O GLOBO - 20/10
Trabalho preventivo é crucial para traçar estratégias de combate a grupos que pregam a violência, neutralizá-los e instruir bem inquéritos nos casos de prisão
As multidões que saíram as ruas em junho não tinham uma pauta fechada. Mobilizados a partir de uma luta contra o aumento de tarifas de transporte coletivo, os manifestantes acabaram incorporando às passeatas palavras de ordem que mostravam o descontentamento contra uma série de problemas na Educação, Saúde e na infraestrutura em geral. Previsivelmente, cada grupo puxou o tom dos protestos para sua plataforma. O ronco não foi unânime nas reivindicações, mas em torno do movimento houve um consenso: a condenação à violência e ao vandalismo nos protestos.
Não por acaso, as manifestações começaram a refluir à medida que grupos, hospedando-se nos protestos, passaram a trocar o grito pacífico por ações não só de enfrentamento do aparato de segurança, imprescindível para preservar o respeito aos limites da lei, mas principalmente de vandalismo. Ultrapassou-se, portanto, a fronteira em cujos espaços as passeatas representavam legítimos movimentos de indignação ou mesmo de reivindicações específicas de categorias de trabalhadores.
Black blocs e semelhantes não são um fenômeno novo no planeta. Suas táticas surgiram como uma alternativa à ortodoxia da chamada esquerda europeia, no início dos anos 80. Chegaram ao apogeu midiático em Seattle, em 1999, quando manifestantes com máscaras negras, em protesto contra a OMC (Organização Mundial do Comércio), ilustraram as primeiras páginas de jornais de todo o mundo. A democracia convive com este tipo de ameaça, desde que o Estado acione os dispositivos que a lei lhe concede para defender a segurança e o patrimônio públicos e privados.

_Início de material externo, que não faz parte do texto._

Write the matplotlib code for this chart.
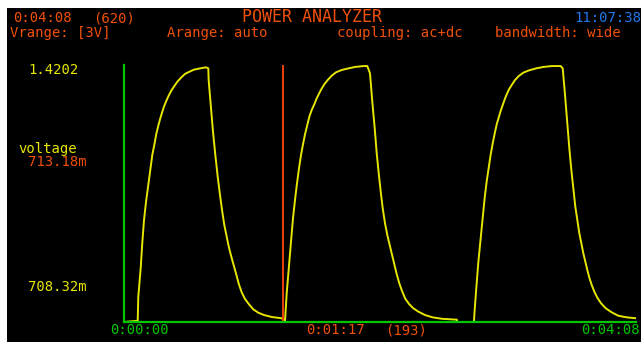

Agora em evidência no Brasil, eles atuam no vácuo de uma expertise de repressão que as autoridades de segurança ainda não conseguiram desenvolver. É urgente que o façam. Rio e São Paulo, onde se concentram as ações de vandalismo, parecem estar indo por esse caminho, mas ainda precisam aperfeiçoar os protocolos de segurança contra tais atos. A punição, consequência lógica para quem transgride os limites da cidadania, é uma das pontas da defesa do Estado. A prisão de pessoas envolvidas em atos de vandalismo está dentro dessa perspectiva.
Na outra ponta, a da prevenção, o poder público ainda reage com tibieza. Ações de inteligência e investigação são fundamentais para traçar antecipadamente estratégias de combate ao vandalismo e neutralizar a ação dos grupos. Também são cruciais para instruir de forma eficiente inquéritos no caso de prisão de desordeiros (não por acaso, a Justiça do Rio mandou soltar os 64 detidos no quebra-quebra de terça-feira, por achar infundadas as acusações).
A isso deve-se juntar uma força-tarefa, com Justiça e MP atuando em conjunto com a polícia, à semelhança do bem-sucedido protocolo nas ações de segurança contra o crime organizado no Rio. A democracia pressupõe respeito à manifestação do contrário, desde que dentro dos limites do estado de direito. Ultrapassada essa fronteira, a reação do Estado precisa ser firme e eficiente, sem contemporização com a violência e a baderna.